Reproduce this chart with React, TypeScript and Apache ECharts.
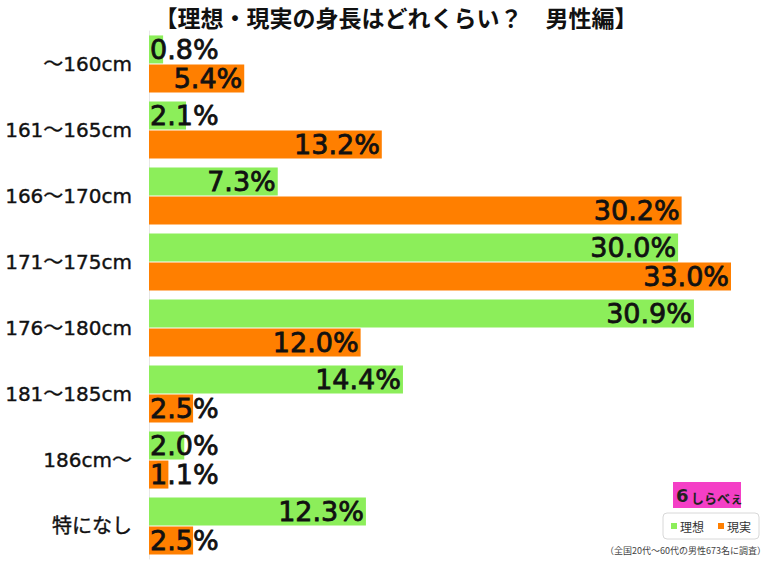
import React, { useEffect, useRef } from "react";
import * as echarts from "echarts";

const categories = ["～160cm", "161～165cm", "166～170cm", "171～175cm", "176～180cm", "181～185cm", "186cm～", "特になし"];
const idealValues = [0.8, 2.1, 7.3, 30.0, 30.9, 14.4, 2.0, 12.3];
const realValues = [5.4, 13.2, 30.2, 33.0, 12.0, 2.5, 1.1, 2.5];
const seriesNames = ["理想", "現実"];
const titleText = "【理想・現実の身長はどれくらい？　男性編】";
const noteText = "（全国20代～60代の男性673名に調査）";

const GREEN = "#8CEE5A";
const ORANGE = "#FF7F00";

function makeData(vals: number[]) {
  return vals.map((v) => ({
    value: v,
    label: {
      position: v < 4 ? "insideLeft" : "insideRight",
      distance: v < 4 ? 1 : 2,
    },
  }));
}

export default function App() {
  const ref = useRef<HTMLDivElement>(null);
  useEffect(() => {
    if (!ref.current) return;
    const chart = echarts.init(ref.current, undefined, { renderer: "svg" });
    const labelStyle = {
      show: true,
      formatter: (p: any) => p.value.toFixed(1) + "%",
      color: "#111",
      fontSize: 27,
      lineHeight: 22,
      fontFamily: "DejaVu Sans",
      textBorderColor: "#111",
      textBorderWidth: 0.8,
    };
    chart.setOption({
      animation: false,
      backgroundColor: "#fff",
      title: {
        text: titleText,
        left: 391,
        textAlign: "center",
        top: 0,
        padding: [4, 5, 2, 5],
        textStyle: { fontSize: 23, lineHeight: 26, fontWeight: "bold", color: "#111", fontFamily: "Noto Sans CJK JP" },
      },
      grid: { left: 149, right: 37, top: 31, bottom: 3 },
      xAxis: { type: "value", min: 0, max: 33, show: false },
      yAxis: {
        type: "category",
        data: categories,
        inverse: true,
        axisLine: { show: true, lineStyle: { color: "#e6e6e6", width: 1 } },
        axisTick: { show: false },
        axisLabel: {
          margin: 17,
          fontSize: 20,
          color: "#111",
          fontFamily: "DejaVu Sans, Noto Sans CJK JP",
          textBorderColor: "#111",
          textBorderWidth: 0.4,
        },
      },
      legend: {
        data: seriesNames,
        left: 663,
        top: 513,
        padding: [7, 8, 7, 8],
        itemGap: 14,
        itemWidth: 6,
        itemHeight: 6,
        icon: "rect",
        borderColor: "#d8d8d8",
        borderWidth: 1,
        borderRadius: 4,
        textStyle: { fontSize: 12, color: "#333", fontFamily: "Noto Sans CJK JP", padding: [0, 0, 0, -2] },
      },
      graphic: [
        { type: "rect", shape: { x: 673, y: 482, width: 68, height: 26 }, style: { fill: "#F43FC6" } },
        { type: "text", x: 676, y: 486, style: { text: "6", fontSize: 18, fontWeight: "bold", fill: "#222", fontFamily: "DejaVu Sans" } },
        { type: "text", x: 691, y: 491, style: { text: "しらべぇ", fontSize: 13, fontWeight: "bold", fill: "#222", fontFamily: "Noto Sans CJK JP" } },
        {
          type: "text",
          x: 766,
          y: 546,
          style: { text: noteText, fontSize: 9, fill: "#444", textAlign: "right", fontFamily: "Noto Sans CJK JP" },
        },
      ],
      series: [
        {
          name: seriesNames[0],
          type: "bar",
          data: makeData(idealValues),
          barWidth: 28,
          barGap: "4%",
          itemStyle: { color: GREEN },
          label: labelStyle,
        },
        {
          name: seriesNames[1],
          type: "bar",
          data: makeData(realValues),
          barWidth: 28,
          itemStyle: { color: ORANGE },
          label: labelStyle,
        },
      ],
    });
    return () => chart.dispose();
  }, []);
  return <div ref={ref} style={{ width: 768, height: 562, position: "absolute", left: 0, top: 0 }} />;
}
------------------------------------------------
**AIM**. Exactly as written, return every line of the listing, but not the pictures.

**EXPECTED ANSWER**.
Reproduce this chart with React, TypeScript and Apache ECharts.
import React, { useEffect, useRef } from "react";
import * as echarts from "echarts";

const categories = ["～160cm", "161～165cm", "166～170cm", "171～175cm", "176～180cm", "181～185cm", "186cm～", "特になし"];
const idealValues = [0.8, 2.1, 7.3, 30.0, 30.9, 14.4, 2.0, 12.3];
const realValues = [5.4, 13.2, 30.2, 33.0, 12.0, 2.5, 1.1, 2.5];
const seriesNames = ["理想", "現実"];
const titleText = "【理想・現実の身長はどれくらい？　男性編】";
const noteText = "（全国20代～60代の男性673名に調査）";

const GREEN = "#8CEE5A";
const ORANGE = "#FF7F00";

function makeData(vals: number[]) {
  return vals.map((v) => ({
    value: v,
    label: {
      position: v < 4 ? "insideLeft" : "insideRight",
      distance: v < 4 ? 1 : 2,
    },
  }));
}

export default function App() {
  const ref = useRef<HTMLDivElement>(null);
  useEffect(() => {
    if (!ref.current) return;
    const chart = echarts.init(ref.current, undefined, { renderer: "svg" });
    const labelStyle = {
      show: true,
      formatter: (p: any) => p.value.toFixed(1) + "%",
      color: "#111",
      fontSize: 27,
      lineHeight: 22,
      fontFamily: "DejaVu Sans",
      textBorderColor: "#111",
      textBorderWidth: 0.8,
    };
    chart.setOption({
      animation: false,
      backgroundColor: "#fff",
      title: {
        text: titleText,
        left: 391,
        textAlign: "center",
        top: 0,
        padding: [4, 5, 2, 5],
        textStyle: { fontSize: 23, lineHeight: 26, fontWeight: "bold", color: "#111", fontFamily: "Noto Sans CJK JP" },
      },
      grid: { left: 149, right: 37, top: 31, bottom: 3 },
      xAxis: { type: "value", min: 0, max: 33, show: false },
      yAxis: {
        type: "category",
        data: categories,
        inverse: true,
        axisLine: { show: true, lineStyle: { color: "#e6e6e6", width: 1 } },
        axisTick: { show: false },
        axisLabel: {
          margin: 17,
          fontSize: 20,
          color: "#111",
          fontFamily: "DejaVu Sans, Noto Sans CJK JP",
          textBorderColor: "#111",
          textBorderWidth: 0.4,
        },
      },
      legend: {
        data: seriesNames,
        left: 663,
        top: 513,
        padding: [7, 8, 7, 8],
        itemGap: 14,
        itemWidth: 6,
        itemHeight: 6,
        icon: "rect",
        borderColor: "#d8d8d8",
        borderWidth: 1,
        borderRadius: 4,
        textStyle: { fontSize: 12, color: "#333", fontFamily: "Noto Sans CJK JP", padding: [0, 0, 0, -2] },
      },
      graphic: [
        { type: "rect", shape: { x: 673, y: 482, width: 68, height: 26 }, style: { fill: "#F43FC6" } },
        { type: "text", x: 676, y: 486, style: { text: "6", fontSize: 18, fontWeight: "bold", fill: "#222", fontFamily: "DejaVu Sans" } },
        { type: "text", x: 691, y: 491, style: { text: "しらべぇ", fontSize: 13, fontWeight: "bold", fill: "#222", fontFamily: "Noto Sans CJK JP" } },
        {
          type: "text",
          x: 766,
          y: 546,
          style: { text: noteText, fontSize: 9, fill: "#444", textAlign: "right", fontFamily: "Noto Sans CJK JP" },
        },
      ],
      series: [
        {
          name: seriesNames[0],
          type: "bar",
          data: makeData(idealValues),
          barWidth: 28,
          barGap: "4%",
          itemStyle: { color: GREEN },
          label: labelStyle,
        },
        {
          name: seriesNames[1],
          type: "bar",
          data: makeData(realValues),
          barWidth: 28,
          itemStyle: { color: ORANGE },
          label: labelStyle,
        },
      ],
    });
    return () => chart.dispose();
  }, []);
  return <div ref={ref} style={{ width: 768, height: 562, position: "absolute", left: 0, top: 0 }} />;
}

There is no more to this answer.